— start Material —

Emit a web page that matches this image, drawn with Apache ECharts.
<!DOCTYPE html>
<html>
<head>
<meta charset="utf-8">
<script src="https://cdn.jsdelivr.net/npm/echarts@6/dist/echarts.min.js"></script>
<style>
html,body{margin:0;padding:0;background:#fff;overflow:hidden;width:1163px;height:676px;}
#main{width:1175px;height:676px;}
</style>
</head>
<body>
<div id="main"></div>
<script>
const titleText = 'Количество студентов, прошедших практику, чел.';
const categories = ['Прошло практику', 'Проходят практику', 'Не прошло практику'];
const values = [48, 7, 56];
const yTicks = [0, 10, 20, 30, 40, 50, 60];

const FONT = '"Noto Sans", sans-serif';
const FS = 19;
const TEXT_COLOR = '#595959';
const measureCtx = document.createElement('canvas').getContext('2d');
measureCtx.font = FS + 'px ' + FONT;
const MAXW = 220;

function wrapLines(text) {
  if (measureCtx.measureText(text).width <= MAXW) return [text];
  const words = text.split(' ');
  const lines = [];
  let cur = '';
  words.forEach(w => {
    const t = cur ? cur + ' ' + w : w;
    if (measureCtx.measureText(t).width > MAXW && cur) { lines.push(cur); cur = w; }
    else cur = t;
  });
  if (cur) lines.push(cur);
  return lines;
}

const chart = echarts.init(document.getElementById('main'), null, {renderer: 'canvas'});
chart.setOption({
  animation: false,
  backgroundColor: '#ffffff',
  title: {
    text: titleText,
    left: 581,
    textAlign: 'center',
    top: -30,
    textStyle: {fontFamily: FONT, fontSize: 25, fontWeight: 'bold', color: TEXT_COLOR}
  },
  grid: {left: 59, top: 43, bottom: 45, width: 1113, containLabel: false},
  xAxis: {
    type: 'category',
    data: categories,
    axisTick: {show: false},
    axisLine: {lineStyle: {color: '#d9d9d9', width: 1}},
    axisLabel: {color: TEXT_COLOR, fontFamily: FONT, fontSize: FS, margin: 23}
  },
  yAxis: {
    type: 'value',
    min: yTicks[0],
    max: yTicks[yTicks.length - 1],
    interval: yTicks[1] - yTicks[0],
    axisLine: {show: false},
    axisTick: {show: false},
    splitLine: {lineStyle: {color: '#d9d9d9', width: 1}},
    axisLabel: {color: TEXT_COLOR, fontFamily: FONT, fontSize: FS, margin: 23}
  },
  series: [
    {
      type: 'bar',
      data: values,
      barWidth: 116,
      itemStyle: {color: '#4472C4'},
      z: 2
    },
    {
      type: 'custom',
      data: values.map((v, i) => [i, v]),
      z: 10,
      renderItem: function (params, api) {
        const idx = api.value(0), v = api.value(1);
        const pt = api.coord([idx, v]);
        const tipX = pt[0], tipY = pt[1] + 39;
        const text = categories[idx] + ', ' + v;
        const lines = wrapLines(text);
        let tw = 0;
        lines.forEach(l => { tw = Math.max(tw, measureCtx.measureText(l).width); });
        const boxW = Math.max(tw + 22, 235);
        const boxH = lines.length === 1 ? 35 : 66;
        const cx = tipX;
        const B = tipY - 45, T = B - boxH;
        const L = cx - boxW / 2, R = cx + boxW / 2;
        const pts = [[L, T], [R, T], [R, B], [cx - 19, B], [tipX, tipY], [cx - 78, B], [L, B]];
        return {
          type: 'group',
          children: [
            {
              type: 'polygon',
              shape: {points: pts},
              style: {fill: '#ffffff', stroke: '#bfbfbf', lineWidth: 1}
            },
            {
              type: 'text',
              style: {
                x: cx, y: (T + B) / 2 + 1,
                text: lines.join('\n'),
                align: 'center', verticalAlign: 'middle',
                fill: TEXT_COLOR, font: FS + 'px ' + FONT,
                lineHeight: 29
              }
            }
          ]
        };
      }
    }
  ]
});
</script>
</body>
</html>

— end Material —

Reproduce the data in its entirety, matching each character.

Final result:
Emit a web page that matches this image, drawn with Apache ECharts.
<!DOCTYPE html>
<html>
<head>
<meta charset="utf-8">
<script src="https://cdn.jsdelivr.net/npm/echarts@6/dist/echarts.min.js"></script>
<style>
html,body{margin:0;padding:0;background:#fff;overflow:hidden;width:1163px;height:676px;}
#main{width:1175px;height:676px;}
</style>
</head>
<body>
<div id="main"></div>
<script>
const titleText = 'Количество студентов, прошедших практику, чел.';
const categories = ['Прошло практику', 'Проходят практику', 'Не прошло практику'];
const values = [48, 7, 56];
const yTicks = [0, 10, 20, 30, 40, 50, 60];

const FONT = '"Noto Sans", sans-serif';
const FS = 19;
const TEXT_COLOR = '#595959';
const measureCtx = document.createElement('canvas').getContext('2d');
measureCtx.font = FS + 'px ' + FONT;
const MAXW = 220;

function wrapLines(text) {
  if (measureCtx.measureText(text).width <= MAXW) return [text];
  const words = text.split(' ');
  const lines = [];
  let cur = '';
  words.forEach(w => {
    const t = cur ? cur + ' ' + w : w;
    if (measureCtx.measureText(t).width > MAXW && cur) { lines.push(cur); cur = w; }
    else cur = t;
  });
  if (cur) lines.push(cur);
  return lines;
}

const chart = echarts.init(document.getElementById('main'), null, {renderer: 'canvas'});
chart.setOption({
  animation: false,
  backgroundColor: '#ffffff',
  title: {
    text: titleText,
    left: 581,
    textAlign: 'center',
    top: -30,
    textStyle: {fontFamily: FONT, fontSize: 25, fontWeight: 'bold', color: TEXT_COLOR}
  },
  grid: {left: 59, top: 43, bottom: 45, width: 1113, containLabel: false},
  xAxis: {
    type: 'category',
    data: categories,
    axisTick: {show: false},
    axisLine: {lineStyle: {color: '#d9d9d9', width: 1}},
    axisLabel: {color: TEXT_COLOR, fontFamily: FONT, fontSize: FS, margin: 23}
  },
  yAxis: {
    type: 'value',
    min: yTicks[0],
    max: yTicks[yTicks.length - 1],
    interval: yTicks[1] - yTicks[0],
    axisLine: {show: false},
    axisTick: {show: false},
    splitLine: {lineStyle: {color: '#d9d9d9', width: 1}},
    axisLabel: {color: TEXT_COLOR, fontFamily: FONT, fontSize: FS, margin: 23}
  },
  series: [
    {
      type: 'bar',
      data: values,
      barWidth: 116,
      itemStyle: {color: '#4472C4'},
      z: 2
    },
    {
      type: 'custom',
      data: values.map((v, i) => [i, v]),
      z: 10,
      renderItem: function (params, api) {
        const idx = api.value(0), v = api.value(1);
        const pt = api.coord([idx, v]);
        const tipX = pt[0], tipY = pt[1] + 39;
        const text = categories[idx] + ', ' + v;
        const lines = wrapLines(text);
        let tw = 0;
        lines.forEach(l => { tw = Math.max(tw, measureCtx.measureText(l).width); });
        const boxW = Math.max(tw + 22, 235);
        const boxH = lines.length === 1 ? 35 : 66;
        const cx = tipX;
        const B = tipY - 45, T = B - boxH;
        const L = cx - boxW / 2, R = cx + boxW / 2;
        const pts = [[L, T], [R, T], [R, B], [cx - 19, B], [tipX, tipY], [cx - 78, B], [L, B]];
        return {
          type: 'group',
          children: [
            {
              type: 'polygon',
              shape: {points: pts},
              style: {fill: '#ffffff', stroke: '#bfbfbf', lineWidth: 1}
            },
            {
              type: 'text',
              style: {
                x: cx, y: (T + B) / 2 + 1,
                text: lines.join('\n'),
                align: 'center', verticalAlign: 'middle',
                fill: TEXT_COLOR, font: FS + 'px ' + FONT,
                lineHeight: 29
              }
            }
          ]
        };
      }
    }
  ]
});
</script>
</body>
</html>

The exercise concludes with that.